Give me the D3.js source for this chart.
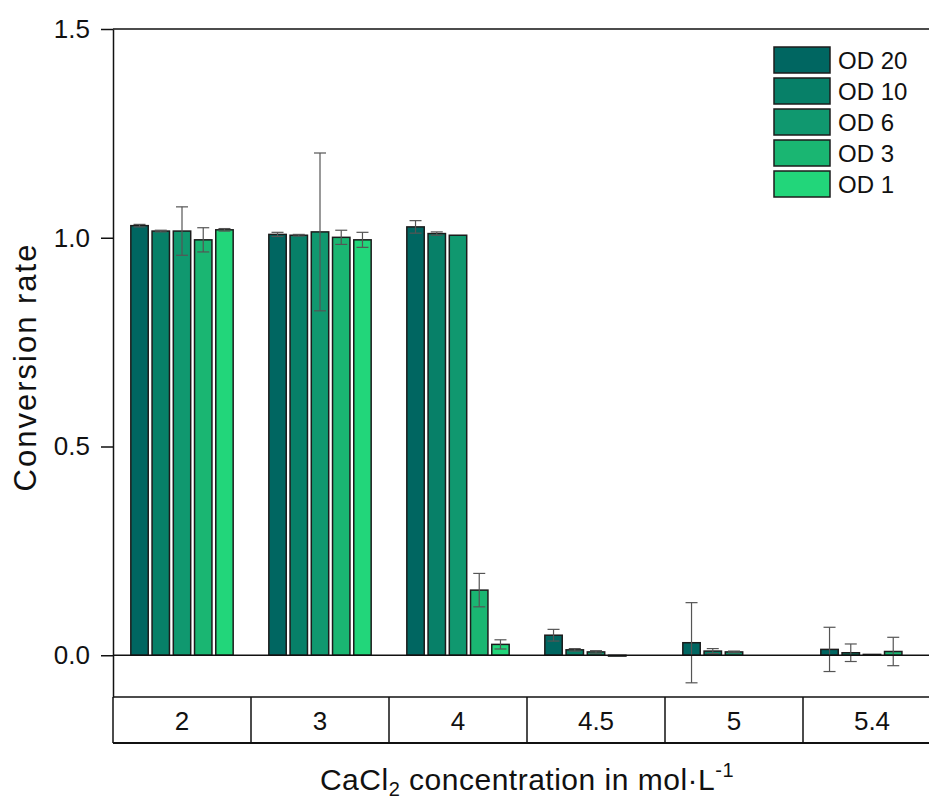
<!DOCTYPE html>
<html>
<head>
<meta charset="utf-8">
<script src="https://cdn.jsdelivr.net/npm/d3@7"></script>
<style>
  body { margin: 0; background: #fff; }
  text { font-family: "Liberation Sans", Arial, sans-serif; fill: #111; }
</style>
</head>
<body>
<div id="chart"></div>
<script>
// categories and series
const categories = ["2", "3", "4", "4.5", "5", "5.4"];
const seriesNames = ["OD 20", "OD 10", "OD 6", "OD 3", "OD 1"];
const seriesColors = ["#006661", "#078068", "#10986f", "#1ab672", "#22d67a"];

// conversion rate per category, one array per series
const od20 = [1.029, 1.008, 1.026, 0.048, 0.030, 0.014];
const od10 = [1.016, 1.006, 1.010, 0.013, 0.010, 0.006];
const od6 = [1.016, 1.014, 1.006, 0.008, 0.008, 0.002];
const od3 = [0.995, 1.001, 0.156, -0.002, 0, 0.009];
const od1 = [1.019, 0.995, 0.026, 0, 0, 0];

// standard deviations
const od20Err = [0.003, 0.005, 0.015, 0.014, 0.096, 0.053];
const od10Err = [0.002, 0.002, 0.004, 0.003, 0.006, 0.021];
const od6Err = [0.058, 0.189, 0, 0.003, 0.002, 0];
const od3Err = [0.029, 0.017, 0.040, 0, 0, 0.034];
const od1Err = [0.003, 0.018, 0.011, 0, 0, 0];

const yTicks = [0, 0.5, 1.0, 1.5];

const values = [od20, od10, od6, od3, od1];
const errors = [od20Err, od10Err, od6Err, od3Err, od1Err];

const rows = [];
categories.forEach((c, i) => {
    seriesNames.forEach((s, j) => {
        rows.push({cat: c, series: s, idx: j, value: values[j][i], err: errors[j][i]});
    });
});

const W = 929, H = 803;
const plotLeft = 113, plotRight = 941, plotTop = 29, axisBottom = 697, tableBottom = 743;

const svg = d3.select('#chart').append('svg').attr('width', W).attr('height', H);

const y = d3.scaleLinear().domain([-0.1, 1.5]).range([axisBottom, plotTop]);
const x0 = d3.scaleBand().domain(categories).range([plotLeft, plotRight]).padding(0);
const x1 = d3.scaleBand().domain(seriesNames).range([14, 124]).padding(0.18);
const color = d3.scaleOrdinal().domain(seriesNames).range(seriesColors);

// bars
svg.append('g').selectAll('rect')
    .data(rows)
    .enter().append('rect')
    .attr('x', d => x0(d.cat) + x1(d.series))
    .attr('y', d => y(Math.max(0, d.value)))
    .attr('width', x1.bandwidth())
    .attr('height', d => Math.abs(y(d.value) - y(0)))
    .attr('fill', d => color(d.series))
    .attr('stroke', '#1c1c1c')
    .attr('stroke-width', 1.5);

// error bars
const eb = svg.append('g').attr('stroke', '#555').attr('stroke-width', 1.2);
rows.filter(d => d.err > 0).forEach(d => {
    const cx = x0(d.cat) + x1(d.series) + x1.bandwidth() / 2;
    const y1 = y(d.value + d.err), y2 = y(d.value - d.err);
    eb.append('line').attr('x1', cx).attr('x2', cx).attr('y1', y1).attr('y2', y2);
    eb.append('line').attr('x1', cx - 6).attr('x2', cx + 6).attr('y1', y1).attr('y2', y1);
    eb.append('line').attr('x1', cx - 6).attr('x2', cx + 6).attr('y1', y2).attr('y2', y2);
});

// zero line
svg.append('line')
    .attr('x1', plotLeft).attr('x2', plotRight)
    .attr('y1', y(0)).attr('y2', y(0))
    .attr('stroke', '#111').attr('stroke-width', 1.5);

// frame top
svg.append('line')
    .attr('x1', plotLeft).attr('x2', plotRight)
    .attr('y1', plotTop).attr('y2', plotTop)
    .attr('stroke', '#111').attr('stroke-width', 1.5);

// y axis
const yAxis = svg.append('g')
    .attr('transform', `translate(${plotLeft},0)`)
    .call(d3.axisLeft(y).tickValues(yTicks).tickSize(12).tickSizeOuter(0).tickFormat(d3.format('.1f')));
yAxis.select('.domain').attr('stroke', '#111').attr('stroke-width', 1.5);
yAxis.selectAll('.tick line').attr('stroke', '#111').attr('stroke-width', 1.5);
yAxis.selectAll('.tick text')
    .attr('x', -23)
    .style('font-size', '26px')
    .style('font-family', '"Liberation Sans", Arial, sans-serif')
    .attr('fill', '#111');

// category table
const table = svg.append('g');
table.append('line').attr('x1', plotLeft).attr('x2', plotRight).attr('y1', axisBottom).attr('y2', axisBottom)
    .attr('stroke', '#111').attr('stroke-width', 1.5);
table.append('line').attr('x1', plotLeft).attr('x2', plotRight).attr('y1', tableBottom).attr('y2', tableBottom)
    .attr('stroke', '#111').attr('stroke-width', 2);
categories.forEach(c => {
    table.append('line')
        .attr('x1', x0(c)).attr('x2', x0(c))
        .attr('y1', axisBottom).attr('y2', tableBottom)
        .attr('stroke', '#111').attr('stroke-width', 1.5);
});
table.selectAll('text')
    .data(categories)
    .enter().append('text')
    .attr('x', d => x0(d) + x0.bandwidth() / 2)
    .attr('y', 730)
    .attr('text-anchor', 'middle')
    .style('font-size', '26px')
    .text(d => d);

// legend
const legend = svg.append('g').attr('transform', 'translate(774,47)');
seriesNames.forEach((s, i) => {
    const g = legend.append('g').attr('transform', `translate(0,${i * 31})`);
    g.append('rect')
        .attr('width', 56).attr('height', 26)
        .attr('fill', color(s))
        .attr('stroke', '#1c1c1c').attr('stroke-width', 1.5);
    g.append('text')
        .attr('x', 64).attr('y', 22)
        .style('font-size', '24px')
        .text(s);
});

// axis titles
svg.append('text')
    .attr('transform', 'translate(36,367) rotate(-90)')
    .attr('text-anchor', 'middle')
    .style('font-size', '31px')
    .style('letter-spacing', '2px')
    .text('Conversion rate');

const xt = svg.append('text')
    .attr('x', (plotLeft + plotRight) / 2)
    .attr('y', 790)
    .attr('text-anchor', 'middle')
    .style('font-size', '30px')
    .style('letter-spacing', '0.5px');
xt.append('tspan').text('CaCl');
xt.append('tspan').attr('dy', 6).style('font-size', '20px').text('2');
xt.append('tspan').attr('dy', -6).text(' concentration in mol·L');
xt.append('tspan').attr('dy', -13).style('font-size', '20px').text('-1');
</script>
</body>
</html>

——————————

Exactly as written, return every line of the listing, but not the pictures.

Give me the D3.js source for this chart.
<!DOCTYPE html>
<html>
<head>
<meta charset="utf-8">
<script src="https://cdn.jsdelivr.net/npm/d3@7"></script>
<style>
  body { margin: 0; background: #fff; }
  text { font-family: "Liberation Sans", Arial, sans-serif; fill: #111; }
</style>
</head>
<body>
<div id="chart"></div>
<script>
// categories and series
const categories = ["2", "3", "4", "4.5", "5", "5.4"];
const seriesNames = ["OD 20", "OD 10", "OD 6", "OD 3", "OD 1"];
const seriesColors = ["#006661", "#078068", "#10986f", "#1ab672", "#22d67a"];

// conversion rate per category, one array per series
const od20 = [1.029, 1.008, 1.026, 0.048, 0.030, 0.014];
const od10 = [1.016, 1.006, 1.010, 0.013, 0.010, 0.006];
const od6 = [1.016, 1.014, 1.006, 0.008, 0.008, 0.002];
const od3 = [0.995, 1.001, 0.156, -0.002, 0, 0.009];
const od1 = [1.019, 0.995, 0.026, 0, 0, 0];

// standard deviations
const od20Err = [0.003, 0.005, 0.015, 0.014, 0.096, 0.053];
const od10Err = [0.002, 0.002, 0.004, 0.003, 0.006, 0.021];
const od6Err = [0.058, 0.189, 0, 0.003, 0.002, 0];
const od3Err = [0.029, 0.017, 0.040, 0, 0, 0.034];
const od1Err = [0.003, 0.018, 0.011, 0, 0, 0];

const yTicks = [0, 0.5, 1.0, 1.5];

const values = [od20, od10, od6, od3, od1];
const errors = [od20Err, od10Err, od6Err, od3Err, od1Err];

const rows = [];
categories.forEach((c, i) => {
    seriesNames.forEach((s, j) => {
        rows.push({cat: c, series: s, idx: j, value: values[j][i], err: errors[j][i]});
    });
});

const W = 929, H = 803;
const plotLeft = 113, plotRight = 941, plotTop = 29, axisBottom = 697, tableBottom = 743;

const svg = d3.select('#chart').append('svg').attr('width', W).attr('height', H);

const y = d3.scaleLinear().domain([-0.1, 1.5]).range([axisBottom, plotTop]);
const x0 = d3.scaleBand().domain(categories).range([plotLeft, plotRight]).padding(0);
const x1 = d3.scaleBand().domain(seriesNames).range([14, 124]).padding(0.18);
const color = d3.scaleOrdinal().domain(seriesNames).range(seriesColors);

// bars
svg.append('g').selectAll('rect')
    .data(rows)
    .enter().append('rect')
    .attr('x', d => x0(d.cat) + x1(d.series))
    .attr('y', d => y(Math.max(0, d.value)))
    .attr('width', x1.bandwidth())
    .attr('height', d => Math.abs(y(d.value) - y(0)))
    .attr('fill', d => color(d.series))
    .attr('stroke', '#1c1c1c')
    .attr('stroke-width', 1.5);

// error bars
const eb = svg.append('g').attr('stroke', '#555').attr('stroke-width', 1.2);
rows.filter(d => d.err > 0).forEach(d => {
    const cx = x0(d.cat) + x1(d.series) + x1.bandwidth() / 2;
    const y1 = y(d.value + d.err), y2 = y(d.value - d.err);
    eb.append('line').attr('x1', cx).attr('x2', cx).attr('y1', y1).attr('y2', y2);
    eb.append('line').attr('x1', cx - 6).attr('x2', cx + 6).attr('y1', y1).attr('y2', y1);
    eb.append('line').attr('x1', cx - 6).attr('x2', cx + 6).attr('y1', y2).attr('y2', y2);
});

// zero line
svg.append('line')
    .attr('x1', plotLeft).attr('x2', plotRight)
    .attr('y1', y(0)).attr('y2', y(0))
    .attr('stroke', '#111').attr('stroke-width', 1.5);

// frame top
svg.append('line')
    .attr('x1', plotLeft).attr('x2', plotRight)
    .attr('y1', plotTop).attr('y2', plotTop)
    .attr('stroke', '#111').attr('stroke-width', 1.5);

// y axis
const yAxis = svg.append('g')
    .attr('transform', `translate(${plotLeft},0)`)
    .call(d3.axisLeft(y).tickValues(yTicks).tickSize(12).tickSizeOuter(0).tickFormat(d3.format('.1f')));
yAxis.select('.domain').attr('stroke', '#111').attr('stroke-width', 1.5);
yAxis.selectAll('.tick line').attr('stroke', '#111').attr('stroke-width', 1.5);
yAxis.selectAll('.tick text')
    .attr('x', -23)
    .style('font-size', '26px')
    .style('font-family', '"Liberation Sans", Arial, sans-serif')
    .attr('fill', '#111');

// category table
const table = svg.append('g');
table.append('line').attr('x1', plotLeft).attr('x2', plotRight).attr('y1', axisBottom).attr('y2', axisBottom)
    .attr('stroke', '#111').attr('stroke-width', 1.5);
table.append('line').attr('x1', plotLeft).attr('x2', plotRight).attr('y1', tableBottom).attr('y2', tableBottom)
    .attr('stroke', '#111').attr('stroke-width', 2);
categories.forEach(c => {
    table.append('line')
        .attr('x1', x0(c)).attr('x2', x0(c))
        .attr('y1', axisBottom).attr('y2', tableBottom)
        .attr('stroke', '#111').attr('stroke-width', 1.5);
});
table.selectAll('text')
    .data(categories)
    .enter().append('text')
    .attr('x', d => x0(d) + x0.bandwidth() / 2)
    .attr('y', 730)
    .attr('text-anchor', 'middle')
    .style('font-size', '26px')
    .text(d => d);

// legend
const legend = svg.append('g').attr('transform', 'translate(774,47)');
seriesNames.forEach((s, i) => {
    const g = legend.append('g').attr('transform', `translate(0,${i * 31})`);
    g.append('rect')
        .attr('width', 56).attr('height', 26)
        .attr('fill', color(s))
        .attr('stroke', '#1c1c1c').attr('stroke-width', 1.5);
    g.append('text')
        .attr('x', 64).attr('y', 22)
        .style('font-size', '24px')
        .text(s);
});

// axis titles
svg.append('text')
    .attr('transform', 'translate(36,367) rotate(-90)')
    .attr('text-anchor', 'middle')
    .style('font-size', '31px')
    .style('letter-spacing', '2px')
    .text('Conversion rate');

const xt = svg.append('text')
    .attr('x', (plotLeft + plotRight) / 2)
    .attr('y', 790)
    .attr('text-anchor', 'middle')
    .style('font-size', '30px')
    .style('letter-spacing', '0.5px');
xt.append('tspan').text('CaCl');
xt.append('tspan').attr('dy', 6).style('font-size', '20px').text('2');
xt.append('tspan').attr('dy', -6).text(' concentration in mol·L');
xt.append('tspan').attr('dy', -13).style('font-size', '20px').text('-1');
</script>
</body>
</html>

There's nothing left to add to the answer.